Les forces russes à Marioupol se concentreront probablement sur le contrôle de la ville, le siège d'Azovstal étant terminé. Depuis Marioupol, les forces russes pourraient se préparer à des contre-offensives ukrainiennes ainsi qu'à des opérations de longue durée dans le sud de l'Ukraine.
La Russie a désormais des avantages pour l'approvisionnement de la Crimée et va probablement bientôt remettre le port en service, comme l'a écrit l'ISW le 16 mai.
Un conflit couve dans le Dombass depuis 2014 déjà, où des séparatistes, qui se sentent culturellement et linguistiquement proches de la Russie, veulent de longue date détacher cette pointe orientale du territoire ukrainien de l'Ukraine.
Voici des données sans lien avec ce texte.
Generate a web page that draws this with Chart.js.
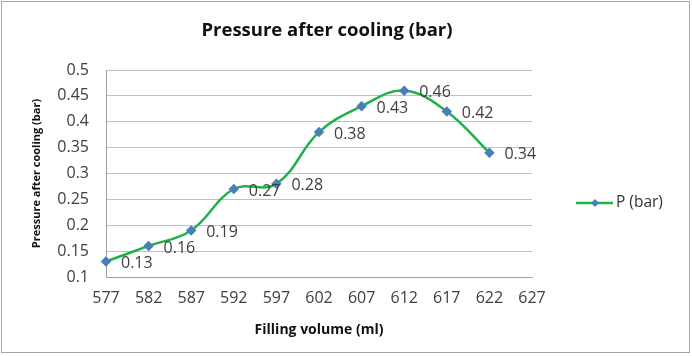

Si la Russie parvenait à mettre la main sur l'ensemble du Donbass, il s'agirait d'une victoire particulièrement symbolique pour Vladimir Poutine.
L'étape suivante serait alors l'annexion du Donbass - comme pour la Crimée, qui a été annexée par la Russie par le biais d'un référendum en 2014. Les leaders séparatistes de Louhansk ont déjà parlé d'un référendum dans un «avenir proche», bien que l'idée d'un vote fictif dans une zone de guerre puisse paraître absurde.